Opinion
May 12, 1908.
Walter Underhill, for the appellant.
Paul Jones, for the respondent.
The plaintiff sues to recover payments on an executory contract of purchase and sale of real property alleged to have been made by him, the vendee, under a mistake of fact. The plaintiff alleges that intermediate the execution of said contract and the making of said payments the city of New York acquired title to the property under the right of eminent domain, of which fact he was ignorant when said payments were made.
It is not necessary to cite authority for the familiar proposition that the vendee under an executory contract of purchase and sale has the equitable title, the vendor holding the legal title merely as security for the payment of the purchase money. The plaintiff's theory is that the contract was abrogated by the condemnation proceedings; but no authority is cited in support of that proposition, and no reason is urged or suggests itself to us for so holding. The contract is not abrogated. (Randolph's Law of Eminent Domain, § 170.) The damages awarded in the condemnation proceeding belong to the vendee, subject of course to the lien of the vendor, and if the latter receives them, he does so as trustee for the former. ( McIntyre v. Easton Amboy R.R. Co., 26 N.J. Eq. 425; Pinkerton v. Boston Albany R.R. Co., 109 Mass. 527; Stevenson v. Loehr, 57 Ill. 509.)
This is not a case of thrusting the equities of a party on him, but of holding him to his contract. The vendor is able to give him all he contracted to. The State has intervened and under its right of eminent domain substituted for the land its value. In legal effect as between vendor and vendee the award becomes the subject of the conveyance. The plaintiff took the equitable title subject to the exercise of the right of eminent domain, precisely as though the legal title had been transferred, and the possibility of the land being taken for public use should be deemed to have been within the contemplation of the parties. The taking of land by proceedings in invitum is in a legal sense a purchase and sale ( Vandermulen v. Vandermulen, 108 N.Y. 195), and of course the equitable owner must be deemed the vendor. In the case of Parks v. Boston (15 Pick. 198), cited by ANDREWS, J., in the Vandermulen Case ( supra), it was held that a lease was not extinguished or the lessee discharged of the obligation to pay the reserved rent during the residue of the term. In the course of his opinion in that case, SHAW, Ch. J., said: "But upon what principle can it be maintained, that a lessee under such circumstances would be exempted from the payment of the stipulated rent? The lessee takes his term, just as every other owner of real estate takes title, subject to the right and power of the public to take it or a part of it, for public use, whenever the public necessity and convenience may require it. Such a right is no incumbrance; such a taking is no breach of the covenant of the lessor for quiet enjoyment. The lessee then holds and enjoys exactly what was granted him, as a consideration for the reserved rent; which is, the whole use and beneficial enjoyment of the estate leased, subject to the sovereign right of eminent domain on the part of the public. If he has suffered any loss or diminution in the actual enjoyment of this use, it is not by the act or sufferance of the landlord; but it is by the act of the public, against whom the law has provided him an ample remedy."

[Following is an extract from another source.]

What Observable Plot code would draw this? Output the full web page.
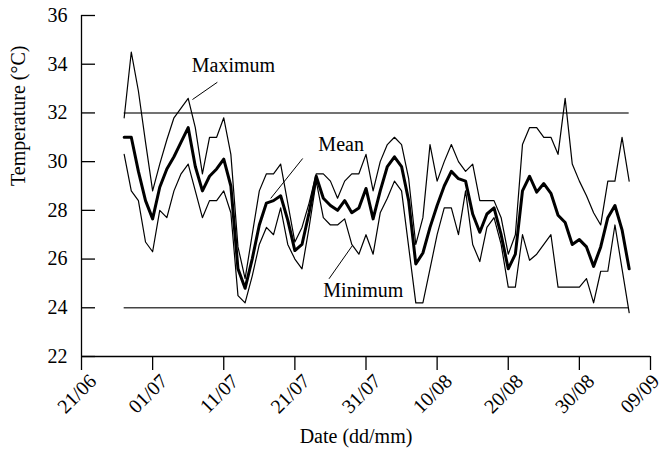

The demurrer should have been sustained.
JENKS, HOOKER and RICH, JJ., concurred; GAYNOR, J., read for affirmance.
The plaintiff had a contract with the defendant for the conveyance of a piece of land to him by the latter; payments to be made by installments, and the conveyance to be made and delivered when the purchase money should be paid in full. The land was taken by eminent domain proceedings after the contract was made. In ignorance of that fact, the plaintiff paid installments. He may recover back all he has paid, for the defendant cannot convey the land to him. That the plaintiff could assert his equitable rights to the award made for the land does not enter into the case. He is not obliged to do so. The rule of the equitable ownership of the land pro tanto by a purchaser who has paid in part but not received the deed is made for his protection. It seems strange that it should be used to prevent him from maintaining a common law action to recover back what he has paid on the vendor being unable to perform. The defendant contracted to convey the plaintiff the land and cannot do so. The plaintiff is not compelled by law to substitute the award for the land, and pay the contract price. Suppose the award were less than the contract price? The defendant cannot thrust the plaintiff's equities upon him or compel him to fall back on them. They are for the plaintiff's protection, and he is free to resort to them or not as he sees fit. He may prefer to pursue his common law remedy. None of the cases cited has any application. Here the defendant cannot carry out his contract to convey the land. In the case of the lease cited, the lease had been made and the term thus conveyed to the tenant before the land was taken for public use. It was not the case of a contract for the making of a lease in the future.
The plaintiff seems to be suing for only some of the installments he has paid. If he prevail, he may be embarrassed by the rule against splitting a cause of action if he tries to recover the amount of the others.
Judgment of the Municipal Court reversed, with costs, and demurrer sustained, with costs, with leave to plead over on payment of costs.